The tool was set up by Dr Nicky Harris, a Palliative Care Paediatrician and Visiting Fellow at UWE Bristol. Dr Harris said: "It is really encouraging to see that My Quality, which was developed in 2011, is making a difference to people's lives. It enables professionals and families to work in collaboration, to address the issues of most importance to their child's quality of life. Families of children with life-limiting illnesses have remarked that they find this approach empowering in their health care journey. The next stage is for us to make an assessment of how useful My Quality might be as an outcome measure for services caring for people, so that we can use the information to improve service delivery."
Tim Kelsey, National Director for Patients and Information at NHS England, explained: "This is all about asking young patients what is most important to them.
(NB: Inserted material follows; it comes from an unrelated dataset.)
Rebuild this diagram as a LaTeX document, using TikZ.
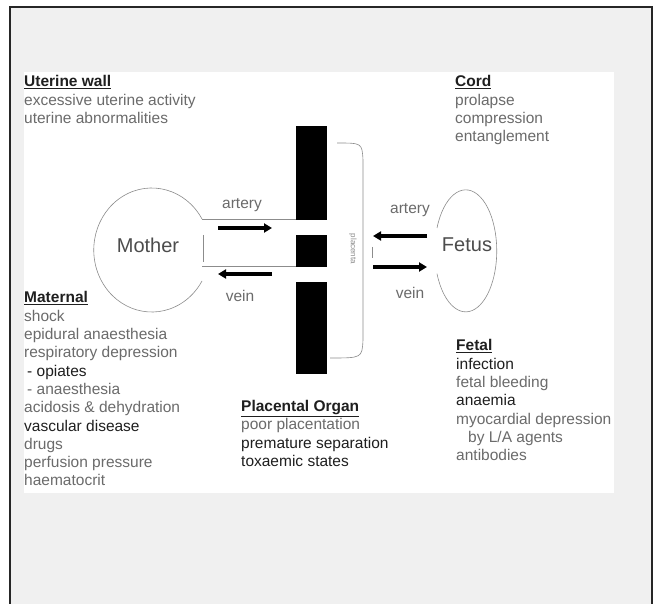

The NHS wants to pioneer new approaches to measuring quality in health care, and putting patient and carer voice at the centre of this is key.
"The NHS works best when it listens hardest to what is important to patients. I am delighted we are able to support seven organisations across England to work with patients to understand the most important outcomes for children and young people living with such a wide range of conditions and symptoms."
He explained that as childhood and adolescence is a formative period in any person's life, it is important to have outcomes centred on their needs so as to maximise their health and support their developing mind and body.
The work of the Children and Young People Health Outcomes Forum has championed the need to focus on children and young people's outcomes.
"Getting this right for the youngest members of the population means we build a firm foundation for a healthier adulthood," added Mr Kelsey.
NHS England launched a bidding process in December to access funding for the development of new outcome measures which are based on the views of patients.
A total of 48 bids were received which were reviewed by a panel consisting of NHS staff and external representatives from the National Parent Carer Forum and the Council for Disabled Children.
The seven successful sites are Great Ormond Street Hospital for Children NHS Foundation Trust; Guy's and St Thomas' NHS Foundation Trust; Alder Hey Children's NHS Foundation Trust; University of the West of England (Bristol); Nottingham University Hospitals NHS Trust; North of England Commissioning Support and Shropshire CCG.